2. Turkish VAT System
The VAT has been effective from 1985 in Turkey. Turkish VAT system is similar to EU system but it has some major differences. For example, VAT refund is exclusive for export and special exemptions and reduced tax rate sales, such as food. If a company has lots of inventories, probably it has to carry VAT burden.
The Turkish VAT system levies sales of goods, imports and services. Although VAT is a general tax, there are a lot of exemptions on Turkish VAT system. VAT system has many exemptions that some of them are below.
- Export exemption,
- Petroleum and investment made under an investment incentive certificate,
- Transit transportation,
- Diplomatic exemption,
- Social exemptions
- Other exemptions (for example gold and jewelry sales)

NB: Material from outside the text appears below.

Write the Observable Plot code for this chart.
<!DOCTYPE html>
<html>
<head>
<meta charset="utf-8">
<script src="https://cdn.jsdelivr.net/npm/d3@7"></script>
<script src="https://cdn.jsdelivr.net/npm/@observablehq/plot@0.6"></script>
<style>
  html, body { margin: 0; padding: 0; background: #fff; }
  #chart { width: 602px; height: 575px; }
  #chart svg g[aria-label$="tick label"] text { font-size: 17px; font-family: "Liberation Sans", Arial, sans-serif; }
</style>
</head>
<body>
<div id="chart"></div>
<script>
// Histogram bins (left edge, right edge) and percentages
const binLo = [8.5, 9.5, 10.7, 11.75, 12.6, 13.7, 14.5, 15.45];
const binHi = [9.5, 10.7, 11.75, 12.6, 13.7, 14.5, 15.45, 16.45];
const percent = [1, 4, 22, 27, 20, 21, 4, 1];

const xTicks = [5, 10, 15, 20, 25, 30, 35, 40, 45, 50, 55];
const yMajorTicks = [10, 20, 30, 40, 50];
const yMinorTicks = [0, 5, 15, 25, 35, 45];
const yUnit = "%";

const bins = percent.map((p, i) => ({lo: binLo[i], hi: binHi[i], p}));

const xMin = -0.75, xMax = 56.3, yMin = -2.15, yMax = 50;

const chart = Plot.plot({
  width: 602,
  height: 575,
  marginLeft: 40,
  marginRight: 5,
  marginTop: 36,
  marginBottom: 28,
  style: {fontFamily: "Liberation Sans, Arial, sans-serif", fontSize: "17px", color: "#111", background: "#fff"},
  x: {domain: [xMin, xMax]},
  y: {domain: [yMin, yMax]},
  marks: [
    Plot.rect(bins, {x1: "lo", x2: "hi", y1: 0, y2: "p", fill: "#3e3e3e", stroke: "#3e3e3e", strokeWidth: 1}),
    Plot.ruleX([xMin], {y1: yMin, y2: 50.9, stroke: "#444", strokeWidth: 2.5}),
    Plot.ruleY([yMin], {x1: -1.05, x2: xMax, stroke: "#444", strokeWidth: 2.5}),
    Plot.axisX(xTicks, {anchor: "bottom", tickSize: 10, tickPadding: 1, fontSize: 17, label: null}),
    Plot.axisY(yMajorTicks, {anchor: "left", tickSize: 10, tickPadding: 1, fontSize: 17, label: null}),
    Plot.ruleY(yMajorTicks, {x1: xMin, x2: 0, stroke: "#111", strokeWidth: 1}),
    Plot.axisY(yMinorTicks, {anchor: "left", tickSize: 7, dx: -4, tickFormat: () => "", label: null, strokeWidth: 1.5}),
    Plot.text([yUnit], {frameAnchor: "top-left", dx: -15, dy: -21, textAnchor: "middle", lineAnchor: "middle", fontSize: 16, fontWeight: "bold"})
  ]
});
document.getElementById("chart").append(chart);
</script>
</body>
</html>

Turkish VAT system has three different tax rates which are;
- 18 % standard rate,
- 1 % super reduced rate for delivered and services mentioned in list of I (for example, some agricultural products such as raw cotton, hazelnut etc.)
- 8% reduced rate for deliveries and services mentioned in list of II (for example some food products, books etc.)
Super reduced rate is used for tax security and social reasons. Reduced rates are used for social reasons.
3. Other Taxes
Turkey has other several taxes which are special consumption tax, stamp tax, customs duty, inheritance and gift tax, real estate tax, motor vehicle tax.